_Work to complete:_
Your task is to gather the lines below that hold the string "document".

_Input data:_
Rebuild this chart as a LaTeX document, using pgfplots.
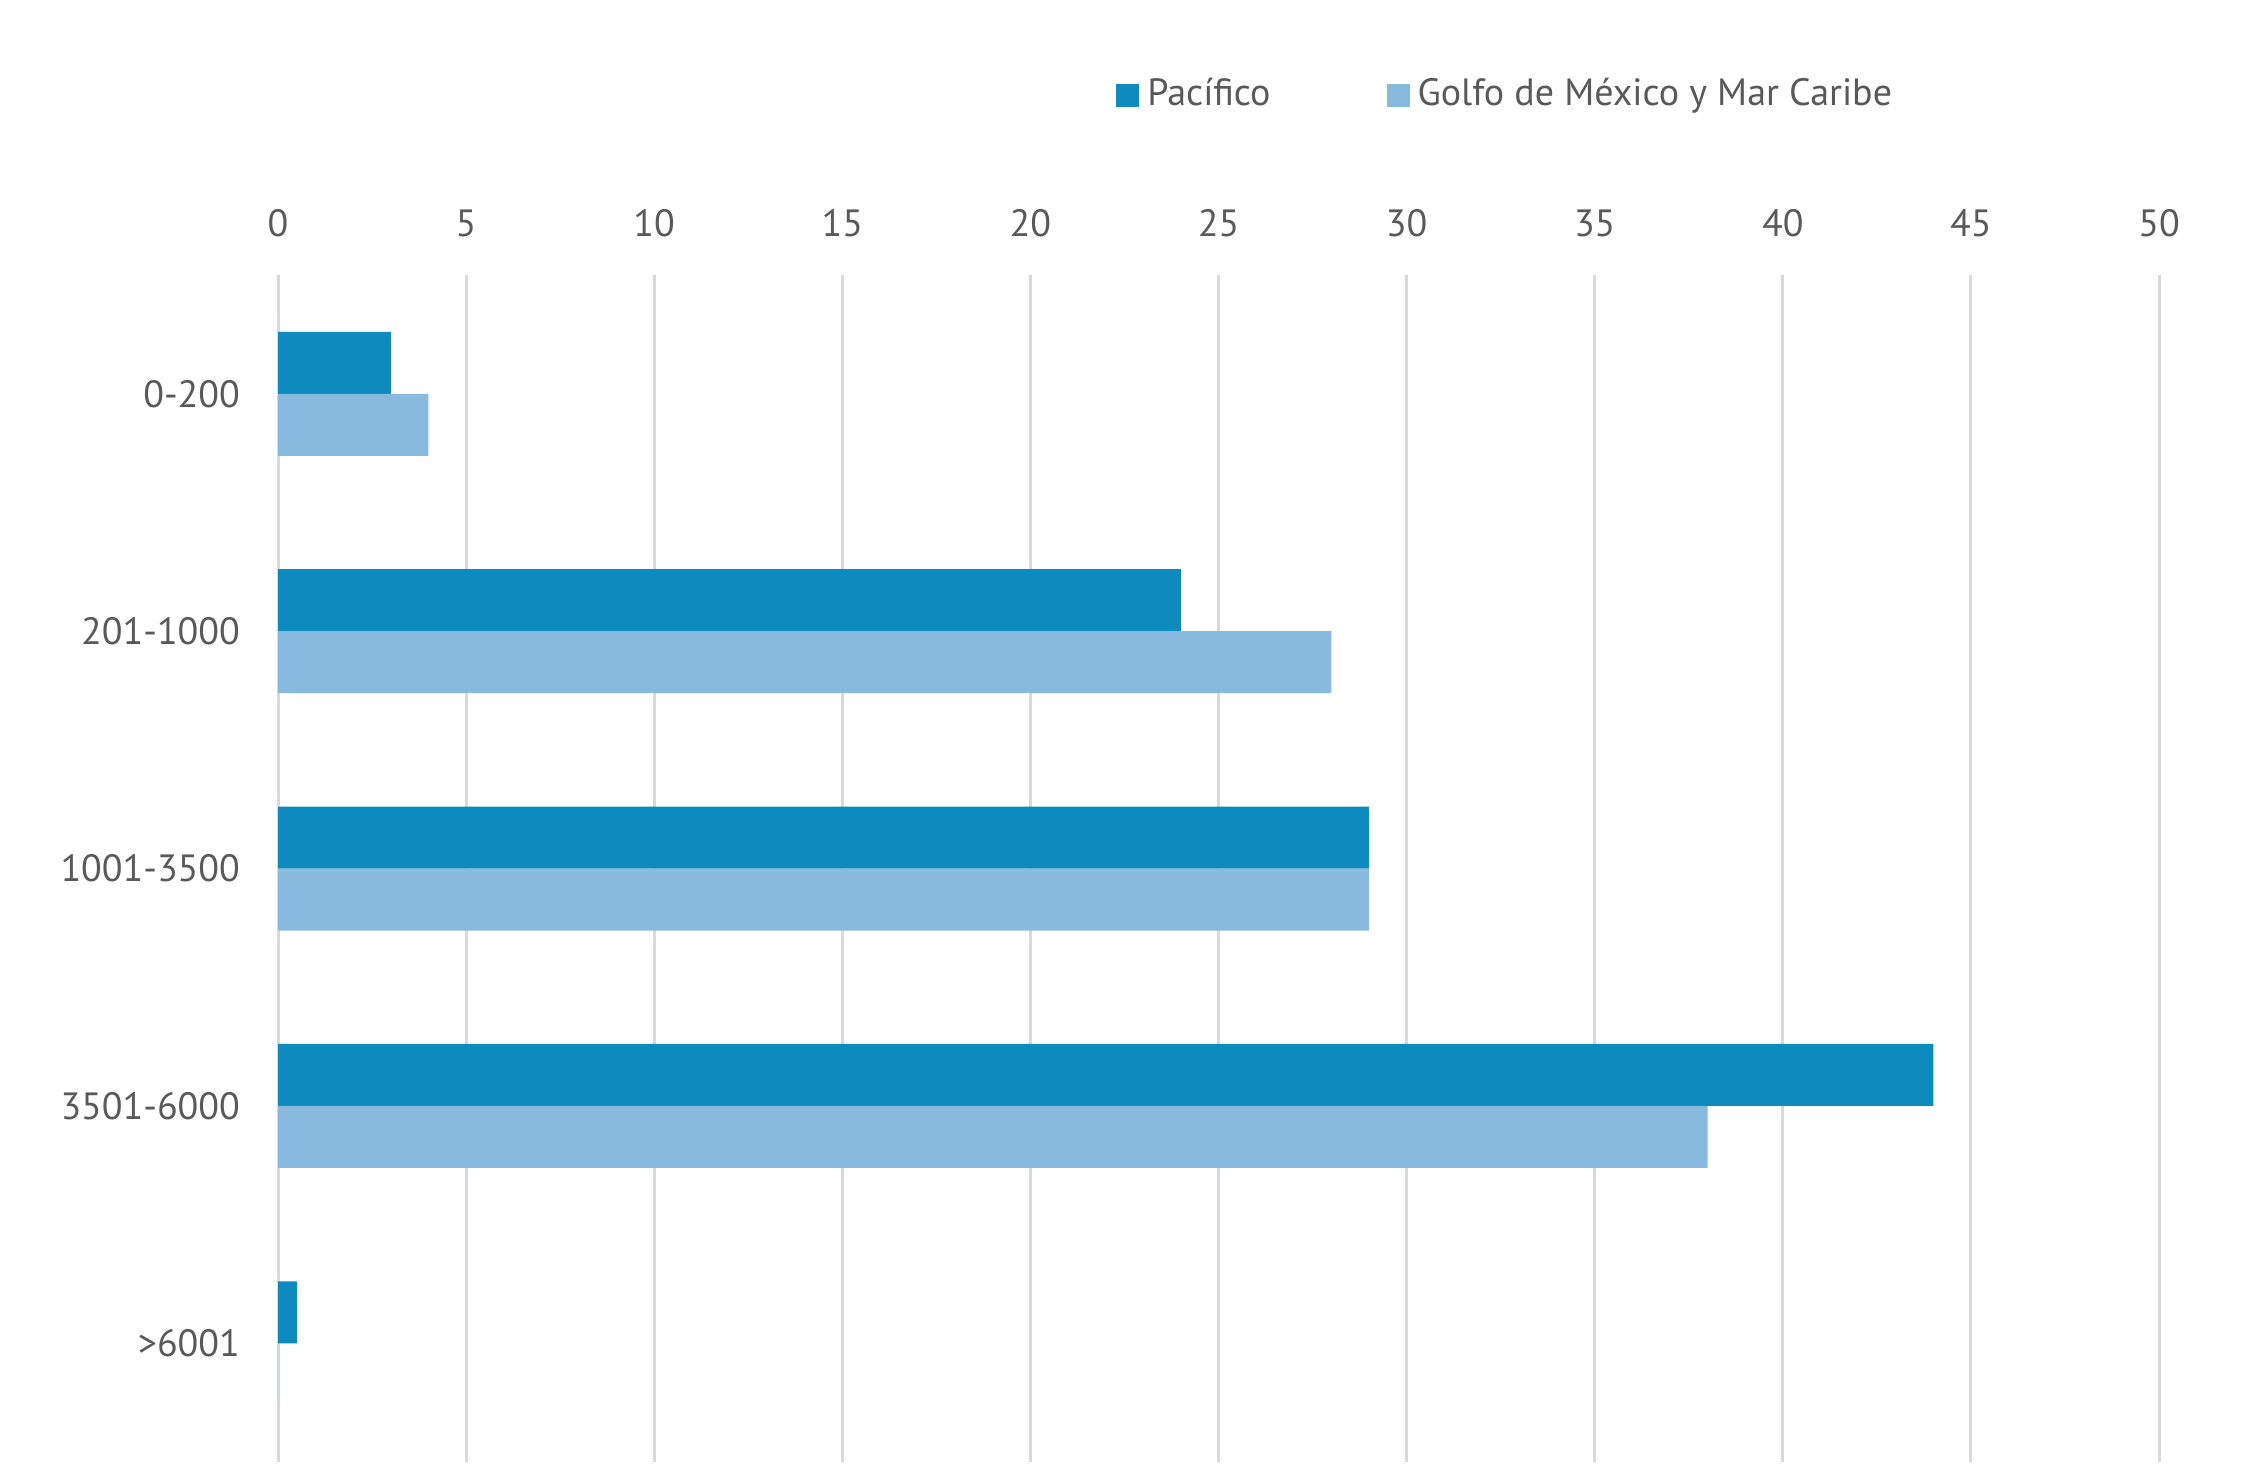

* * *

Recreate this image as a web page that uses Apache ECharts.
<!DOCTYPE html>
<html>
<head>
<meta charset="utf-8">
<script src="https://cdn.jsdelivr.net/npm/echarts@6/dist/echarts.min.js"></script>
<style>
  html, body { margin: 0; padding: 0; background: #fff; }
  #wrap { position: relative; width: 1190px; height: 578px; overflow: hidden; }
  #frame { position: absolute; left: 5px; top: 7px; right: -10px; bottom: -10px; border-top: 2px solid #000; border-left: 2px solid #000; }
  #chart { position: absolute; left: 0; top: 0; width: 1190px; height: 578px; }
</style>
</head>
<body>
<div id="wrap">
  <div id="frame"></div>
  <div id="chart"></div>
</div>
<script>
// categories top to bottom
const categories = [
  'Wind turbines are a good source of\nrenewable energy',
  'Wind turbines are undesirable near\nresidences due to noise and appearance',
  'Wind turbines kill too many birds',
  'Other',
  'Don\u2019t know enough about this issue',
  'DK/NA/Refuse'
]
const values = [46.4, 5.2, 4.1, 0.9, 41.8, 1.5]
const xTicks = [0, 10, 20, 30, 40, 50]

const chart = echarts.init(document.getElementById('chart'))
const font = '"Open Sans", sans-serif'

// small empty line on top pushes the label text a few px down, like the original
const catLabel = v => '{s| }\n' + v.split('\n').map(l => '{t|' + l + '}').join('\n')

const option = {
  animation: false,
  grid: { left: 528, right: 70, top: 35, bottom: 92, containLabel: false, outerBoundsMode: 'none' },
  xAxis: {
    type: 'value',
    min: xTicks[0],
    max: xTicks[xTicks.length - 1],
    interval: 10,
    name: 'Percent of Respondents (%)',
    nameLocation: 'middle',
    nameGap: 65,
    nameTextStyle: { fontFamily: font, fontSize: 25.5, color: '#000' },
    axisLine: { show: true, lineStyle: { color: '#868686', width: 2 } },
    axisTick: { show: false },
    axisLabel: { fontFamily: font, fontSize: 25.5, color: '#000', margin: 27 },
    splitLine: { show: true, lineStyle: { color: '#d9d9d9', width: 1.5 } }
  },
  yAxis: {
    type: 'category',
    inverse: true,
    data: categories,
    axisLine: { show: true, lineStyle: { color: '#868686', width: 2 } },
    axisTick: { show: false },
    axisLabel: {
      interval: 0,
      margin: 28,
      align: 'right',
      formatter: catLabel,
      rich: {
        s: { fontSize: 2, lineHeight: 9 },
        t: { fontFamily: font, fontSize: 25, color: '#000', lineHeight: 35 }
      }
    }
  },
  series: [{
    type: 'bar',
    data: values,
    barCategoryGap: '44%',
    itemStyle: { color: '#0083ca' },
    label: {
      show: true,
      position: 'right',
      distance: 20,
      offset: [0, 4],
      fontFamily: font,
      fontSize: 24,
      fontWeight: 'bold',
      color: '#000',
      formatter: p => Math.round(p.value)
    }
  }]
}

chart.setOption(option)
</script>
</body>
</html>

==

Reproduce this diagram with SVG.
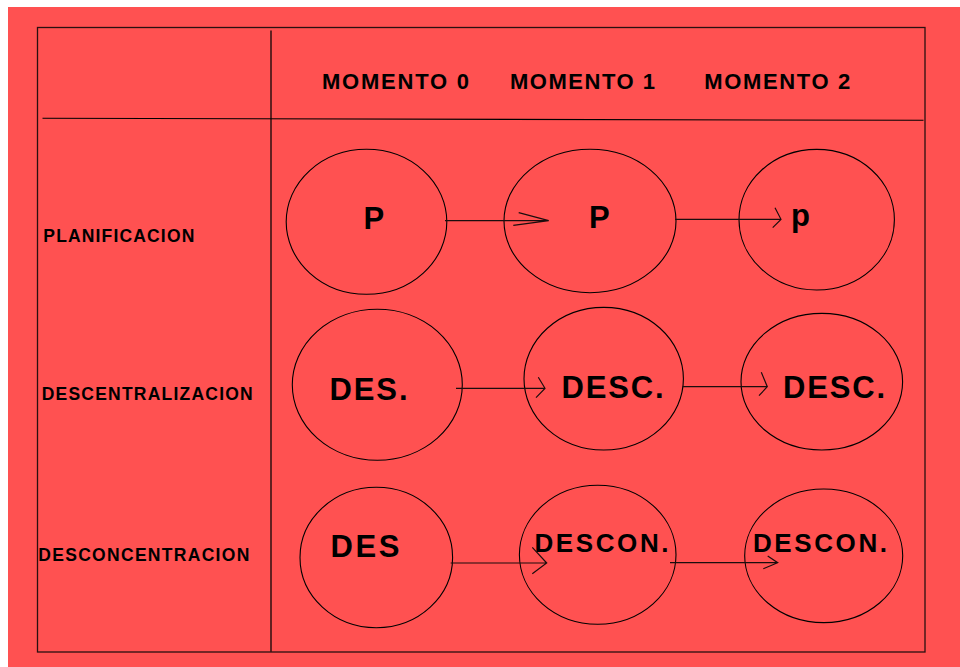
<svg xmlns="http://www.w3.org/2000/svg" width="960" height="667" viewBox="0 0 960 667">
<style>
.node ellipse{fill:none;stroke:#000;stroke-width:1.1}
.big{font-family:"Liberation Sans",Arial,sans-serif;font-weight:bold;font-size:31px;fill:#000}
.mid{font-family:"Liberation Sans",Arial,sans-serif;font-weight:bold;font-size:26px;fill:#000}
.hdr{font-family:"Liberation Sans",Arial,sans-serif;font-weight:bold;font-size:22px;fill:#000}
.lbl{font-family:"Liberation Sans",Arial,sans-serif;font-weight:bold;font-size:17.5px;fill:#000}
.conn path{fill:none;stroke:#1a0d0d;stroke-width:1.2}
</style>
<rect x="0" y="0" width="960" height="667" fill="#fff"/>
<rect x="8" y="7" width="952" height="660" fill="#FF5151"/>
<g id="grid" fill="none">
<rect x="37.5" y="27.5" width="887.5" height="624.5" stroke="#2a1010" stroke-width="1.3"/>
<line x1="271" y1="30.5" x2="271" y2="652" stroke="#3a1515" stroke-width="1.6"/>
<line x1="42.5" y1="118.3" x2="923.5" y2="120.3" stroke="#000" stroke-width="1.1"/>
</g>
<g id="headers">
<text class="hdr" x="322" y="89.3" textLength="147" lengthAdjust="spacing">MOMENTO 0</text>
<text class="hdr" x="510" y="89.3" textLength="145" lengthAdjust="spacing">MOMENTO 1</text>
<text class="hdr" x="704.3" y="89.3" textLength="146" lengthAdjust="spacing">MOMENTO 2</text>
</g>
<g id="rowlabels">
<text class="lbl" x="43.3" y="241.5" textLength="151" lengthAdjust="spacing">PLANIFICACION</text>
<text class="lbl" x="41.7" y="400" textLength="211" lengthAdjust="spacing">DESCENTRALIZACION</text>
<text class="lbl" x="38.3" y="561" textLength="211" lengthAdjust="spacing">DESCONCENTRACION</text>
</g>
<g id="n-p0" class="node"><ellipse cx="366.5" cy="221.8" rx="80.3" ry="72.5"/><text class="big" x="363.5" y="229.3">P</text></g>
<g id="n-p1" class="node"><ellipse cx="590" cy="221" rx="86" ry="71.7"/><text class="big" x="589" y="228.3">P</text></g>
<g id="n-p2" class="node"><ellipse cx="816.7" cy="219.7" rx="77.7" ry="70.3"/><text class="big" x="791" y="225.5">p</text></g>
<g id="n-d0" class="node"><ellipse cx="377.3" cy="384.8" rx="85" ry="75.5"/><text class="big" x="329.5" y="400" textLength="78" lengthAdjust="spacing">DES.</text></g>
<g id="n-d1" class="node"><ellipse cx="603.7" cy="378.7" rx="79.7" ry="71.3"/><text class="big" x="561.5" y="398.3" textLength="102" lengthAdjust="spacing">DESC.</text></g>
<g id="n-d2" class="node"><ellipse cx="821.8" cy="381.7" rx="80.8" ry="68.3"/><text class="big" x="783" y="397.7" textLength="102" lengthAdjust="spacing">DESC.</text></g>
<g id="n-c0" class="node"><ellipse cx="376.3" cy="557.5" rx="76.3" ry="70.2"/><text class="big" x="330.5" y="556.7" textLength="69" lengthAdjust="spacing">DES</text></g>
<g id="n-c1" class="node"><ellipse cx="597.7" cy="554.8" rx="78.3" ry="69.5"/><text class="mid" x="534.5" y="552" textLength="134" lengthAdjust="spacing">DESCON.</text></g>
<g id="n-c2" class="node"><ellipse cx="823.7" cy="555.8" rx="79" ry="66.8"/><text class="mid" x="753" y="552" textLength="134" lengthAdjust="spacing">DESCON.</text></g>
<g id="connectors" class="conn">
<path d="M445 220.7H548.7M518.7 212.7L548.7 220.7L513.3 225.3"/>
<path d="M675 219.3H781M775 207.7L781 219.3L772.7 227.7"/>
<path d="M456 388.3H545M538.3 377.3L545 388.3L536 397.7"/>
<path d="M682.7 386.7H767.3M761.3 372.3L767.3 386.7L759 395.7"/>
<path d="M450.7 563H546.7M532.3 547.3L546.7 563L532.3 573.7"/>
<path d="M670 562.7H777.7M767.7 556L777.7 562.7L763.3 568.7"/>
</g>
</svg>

_Result below:_
Rebuild this chart as a LaTeX document, using pgfplots.
const chart = echarts.init(document.getElementById('chart'))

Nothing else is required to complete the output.